Limited Liability Partnership (LLP) is a combination of partnership and company and has the features of both companies as well as partnerships. It is registered with the Ministry of Corporate Affairs (MCA) through the Registrar of companies (ROC). This is the new concept of business introduced in 2009 under the LLP act, 2008 to promote the business as a partnership. This is a very good option for startups because new entrepreneurs get the advantage of a private limited company under the form of a partnership. This form of business is regulated by proper authority that is why it attracts the investors like banks, financial institutions, venture capitalists etc.
To start the LLP Registration there is a minimum of 2 persons are required as a designated partner, but there is no limit in the addition of partners, which means there is no maximum limit in the number of partners, it can be 20 as well as it can be 500 there is no limit in that. The partner can be anyone like an Individual (whether Indian or foreign resident), or any body-corporate, government, any authority etc. There is no minimum capital required to start the business the capital amount can be any amount. And once it is registered there is no need to renew the certificate of incorporation, it is valid for a lifetime. But it has to do certain compliances every year to maintain the status of an active business entity.
Documents Required For LLP Registration:
For Designated Partner/Partner
- Aadhaar Card
- Id proof (Voter Id/ Driving License/ Passport); anyone
- Address proof (Bank Statement/ Electricity bill/ Mobile bill/ Telephone bill); anyone but should not be older than 2 months.
For Registered office address
- Sale deed or house tax receipt if owned and rent agreement if rented
- Utility bill (electricity bill/ mobile bill/ gas bill/ telephone bill); anyone but should not be older than 2 months
- NOC from the person whose name is mentioned in the bill
Procedure to Register LLP in India:
- Name reservation: The name must be unique and not similar or identical to any existing company or LLP. In one application two names can be applied on a preference basis, the registrar will approve the name if it is available, once it is approved it is valid for 3 months and in this period the procedure must be completed otherwise the name will get expired and a fresh application for name reservation shall be made for further proceedings.
- Digital Signature Certificate: The proposed designated partners must have DSC before filing the incorporation form to the ROC. For DSC few verifications need to be made by the applicant like email, mobile & video. If all procedure is done the authority will issue a Digital signature.
- Preparation & signing of documents: After name approval, there are certain documents that are needed to be drafted and the same shall be signed by the partners of the LLP. These documents shall be filed to the registrar along with the form.
- Filing of the final form: After completion of all the above steps the final form shall be submitted to the ROC along with all required documents and information for their approval. If they are satisfied with the application, they will issue a certificate of incorporation.
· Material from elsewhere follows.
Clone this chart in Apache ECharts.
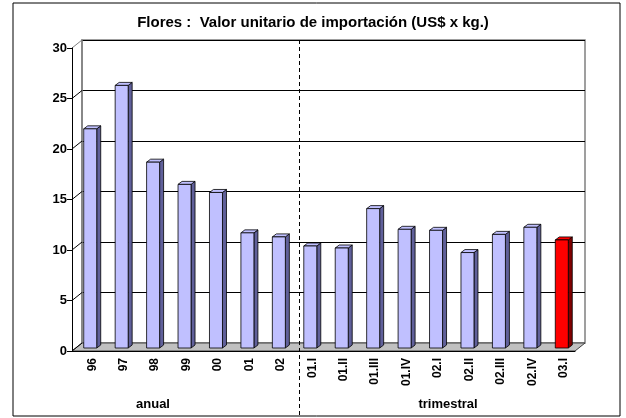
<!DOCTYPE html>
<html>
<head>
<meta charset="utf-8">
<script src="https://cdn.jsdelivr.net/npm/echarts@6/dist/echarts.min.js"></script>
<style>
  html, body { margin: 0; padding: 0; background: #fff; }
  #chart1 { width: 626px; height: 418px; }
</style>
</head>
<body>
<div id="chart1"></div>
<script>
// datos del gráfico
var categorias = ['96', '97', '98', '99', '00', '01', '02', '01.I', '01.II', '01.III', '01.IV', '02.I', '02.II', '02.III', '02.IV', '03.I'];
var valores = [21.7, 26.0, 18.4, 16.2, 15.4, 11.4, 11.0, 10.1, 9.9, 13.8, 11.75, 11.65, 9.45, 11.25, 11.95, 10.7];
var destacado = ['03.I'];
var yTicks = [0, 5, 10, 15, 20, 25, 30];
var grupos = ['anual', 'trimestral'];

var fuente = '"Liberation Sans", Arial, sans-serif';
var DX = 10, DY = -8;   // profundidad de la pared del fondo

var chart1 = echarts.init(document.getElementById('chart1'));

// barras 3D (cara frontal, lateral y superior)
function dibujarBarra(params, api) {
  var i = api.value(0);
  var v = api.value(1);
  var p0 = api.coord([i, 0]);
  var p1 = api.coord([i, v]);
  var cx = p0[0] + 2.5;
  var w = 13, dx = 4, dy = -3;
  var top = p1[1] - 3, bot = p0[1] - 3;
  var rojo = destacado.indexOf(categorias[i]) >= 0;
  var cFrente = rojo ? '#ff0000' : '#c0c0ff';
  var cLado = rojo ? '#800000' : '#60609a';
  var cTop = rojo ? '#ff0000' : '#c0c0ff';
  var l = cx - w / 2, r = cx + w / 2;
  return {
    type: 'group',
    children: [
      { type: 'polygon', shape: { points: [[r, top], [r + dx, top + dy], [r + dx, bot + dy], [r, bot]] },
        style: { fill: cLado, stroke: '#000', lineWidth: 0.8 } },
      { type: 'polygon', shape: { points: [[l, top], [l + dx, top + dy], [r + dx, top + dy], [r, top]] },
        style: { fill: cTop, stroke: '#000', lineWidth: 0.8 } },
      { type: 'rect', shape: { x: l, y: top, width: w, height: bot - top },
        style: { fill: cFrente, stroke: '#000', lineWidth: 0.8 } }
    ]
  };
}

// piso y pared lateral
function dibujarPiso(params, api) {
  var cs = params.coordSys;
  var x0 = cs.x, x1 = cs.x + cs.width, y0 = cs.y + cs.height;
  var hijos = [
    { type: 'polygon', shape: { points: [[x0, y0], [x1, y0], [x1 + DX, y0 + DY], [x0 + DX, y0 + DY]] },
      style: { fill: '#c0c0c0', stroke: '#404040', lineWidth: 1 } }
  ];
  yTicks.forEach(function (t) {
    var y = api.coord([0, t])[1];
    hijos.push({ type: 'line', shape: { x1: x0, y1: y, x2: x0 + DX, y2: y + DY },
      style: { stroke: t === 30 ? '#808080' : '#000', lineWidth: 1 } });
  });
  return { type: 'group', children: hijos };
}

var option1 = {
  animation: false,
  backgroundColor: '#fff',
  title: {
    text: 'Flores :  Valor unitario de importación (US$ x kg.)',
    left: 'center',
    top: 10,
    textStyle: { fontFamily: fuente, fontSize: 15, fontWeight: 'bold', color: '#000' }
  },
  grid: [
    { left: 72, right: 51, top: 48, bottom: 67, show: false },
    { left: 72 + DX, right: 51 - DX, top: 48 + DY, bottom: 67 - DY, show: true,
      borderColor: '#808080', borderWidth: 1.5, backgroundColor: '#fff', z: 0 }
  ],
  xAxis: [
    {
      type: 'category', gridIndex: 0, data: categorias,
      axisLine: { lineStyle: { color: '#000', width: 1 } },
      axisTick: { length: 5, lineStyle: { color: '#000' } },
      axisLabel: { rotate: 90, margin: 7, verticalAlign: 'top', lineHeight: 9, fontFamily: fuente, fontSize: 12,
        fontWeight: 'bold', color: '#000' },
      z: 10
    },
    { type: 'category', gridIndex: 1, data: categorias, show: false }
  ],
  yAxis: [
    {
      type: 'value', gridIndex: 0, min: 0, max: 30, interval: 5,
      splitLine: { show: false },
      axisLine: { show: true, lineStyle: { color: '#000', width: 1 } },
      axisTick: { show: true, length: 5, lineStyle: { color: '#000' } },
      axisLabel: { margin: 5, fontFamily: fuente, fontSize: 13, fontWeight: 'bold', color: '#000' },
      z: 10
    },
    {
      type: 'value', gridIndex: 1, min: 0, max: 30, interval: 5,
      splitLine: { show: true, lineStyle: { color: '#000', width: 1 } },
      axisLine: { show: true, lineStyle: { color: '#808080', width: 1.5 } },
      axisTick: { show: false },
      axisLabel: { show: false }
    }
  ],
  graphic: [
    { type: 'rect', shape: { x: 13, y: 3, width: 607, height: 413 },
      style: { fill: null, stroke: '#000', lineWidth: 1 }, z: 100 },
    { type: 'line', shape: { x1: 299.5, y1: 40, x2: 299.5, y2: 416 },
      style: { stroke: '#000', lineWidth: 1, lineDash: [4, 3] }, z: 5 },
    { type: 'text', x: 153, y: 404, style: { text: grupos[0], textAlign: 'center', textVerticalAlign: 'middle',
      font: 'bold 13px ' + fuente, fill: '#000' }, z: 100 },
    { type: 'text', x: 448, y: 404, style: { text: grupos[1], textAlign: 'center', textVerticalAlign: 'middle',
      font: 'bold 13px ' + fuente, fill: '#000' }, z: 100 }
  ],
  series: [
    {
      type: 'custom', xAxisIndex: 0, yAxisIndex: 0, z: 1,
      renderItem: dibujarPiso, data: [[0, 0]], silent: true
    },
    {
      type: 'custom', xAxisIndex: 0, yAxisIndex: 0, z: 6,
      renderItem: dibujarBarra,
      data: valores.map(function (v, i) { return [i, v]; })
    }
  ]
};

chart1.setOption(option1);

window.onresize = function () {
  chart1.resize();
};
</script>
</body>
</html>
- PAN application: After receiving the certification a PAN allotment application shall be made to the NSDL and they will allot the same
- Submission of LLP agreement: An agreement needs to be submitted within 30 days from the date of incorporation. This agreement shall be executed on stamp paper and the same should be notarized and signed by the partners and witnesses. The value of stamp paper shall be determined by the value of the capital contribution and the state where the registered office of the LLP is situated.
Advantages of LLP Registration:
- Separate Legal Entity: LLP has its own identity which makes it different from its partners. It can hold, rent, buy, own, sell, or deal in any way in the property in its name whether movable or immovable including trademark, copyright, patent etc.
- Limited Liability: The liability of the partners is always limited which means they are not personally liable for any debt or loss incurred by the LLP.
- Perpetual succession: The validity of the LLP doesn’t get affected by the death of the partners; it remains valid until the closure application is made to the registrar.
- No minimum capital required: There is no minimum capital requirement to start the LLP neither there is any maximum capital limit. The capital amount can be anything like Rs. 1000/- or Rs. 10,00,000/-
- Easily transferable: It is very simple to transfer the rights and liabilities to any other person, there are only a few procedures that the LLP and partners have to follow.
- Less compliance: In comparison to the public limited company the annual LLP compliances are very less, there is no need to appoint an auditor or hold a board meeting or general meeting, etc.